Today’s event demand is often more more price-sensitive and far more concentrated around specific dates than many hotels historically anticipated. Rather than producing one prolonged wave of elevated occupancy, many major events are now generating shorter and more localised spikes in demand that align closely with specific match schedules, concerts or headline event days.
This creates a far more complex revenue environment for hotels. Certain nights may experience genuine compression and premium pricing opportunities, while surrounding dates may perform far closer to normal market conditions. In some cases, hotels that increase rates too aggressively across entire event periods risk pricing themselves out of the market during softer shoulder nights.
A more dynamic approach to revenue management during major events
As event demand becomes more fragmented and unpredictable, leading hotel revenue teams across Asia Pacific are adopting far more dynamic approaches to forecasting and pricing.
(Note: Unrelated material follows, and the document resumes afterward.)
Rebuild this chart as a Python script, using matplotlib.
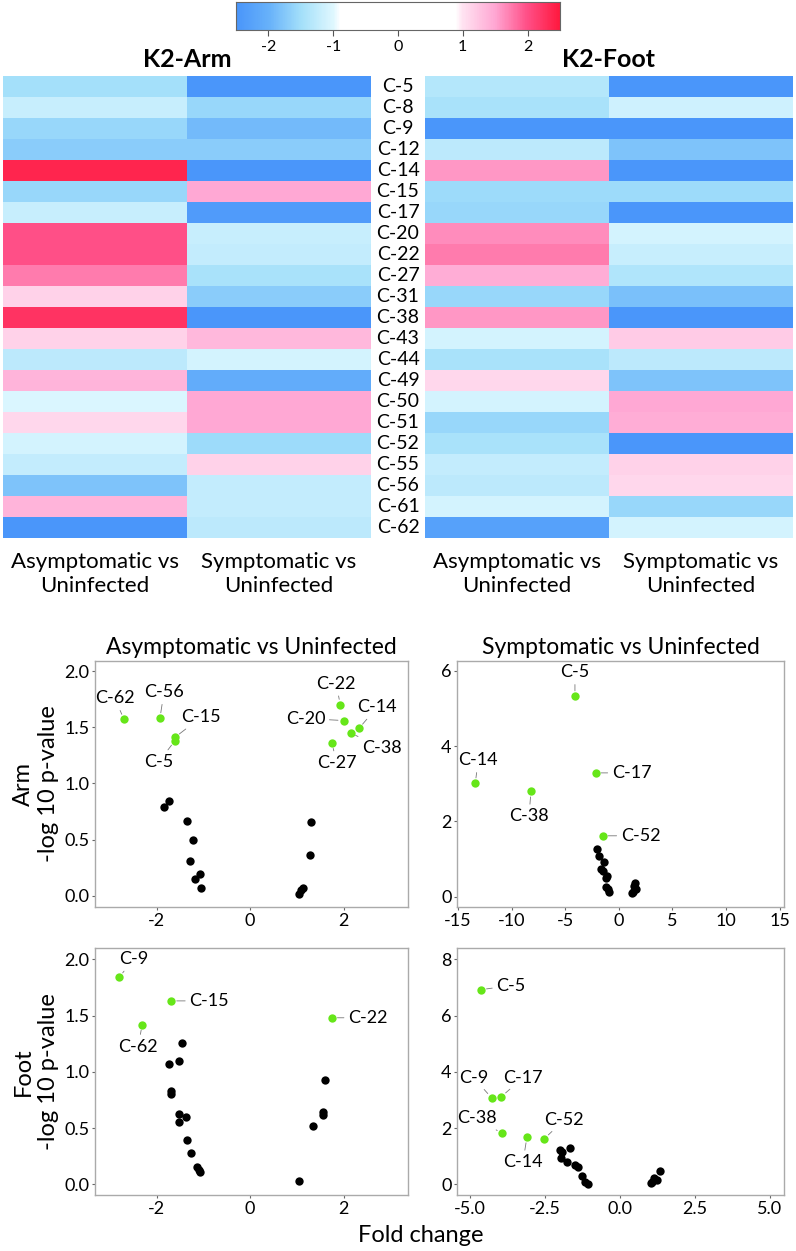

Rather than relying primarily on early event projections, historical assumptions or static rules tied to expected demand levels, hotels are increasingly focused on continuously analysing where demand is materialising in real time and how booking behaviour is shifting throughout the lead-up to an event.
This is particularly important because major events do not always generate demand in the ways hotels initially expect. In some cases, demand may arrive later than anticipated, concentrate around specific dates or precincts, or fall short of early projections altogether. Rules-based approaches that remain anchored to initial assumptions can leave hotels with rates that are too high, restrictions that limit potential bookings or pricing strategies that are slow to adapt as market conditions change.
This means effective revenue teams are paying much closer attention to which nights are genuinely being driven by event activity, where compression is occurring across specific precincts or property categories and how traveller segments are behaving differently from initial forecasts. Hotels are also increasingly monitoring how length of stay patterns evolve as booking windows shorten and travellers build more flexible itineraries around major events.
Agility is also as important as forecast accuracy today. Hotels that can quickly adjust pricing, inventory controls and distribution strategies as new market signals emerge are often in a stronger position to maximise revenue opportunities without overcommitting too early.
How hotels across Asia Pacific can better prepare for future mega events
Major events are unlikely to lose their importance for the hotel sector anytime soon. However, the relationship between headline event popularity and hotel performance is becoming far less predictable than it once was. As booking windows shorten and demand patterns become more
fragmented, hotels that can combine agility, forecasting precision and dynamic pricing strategies will be best positioned to maximise event related revenue.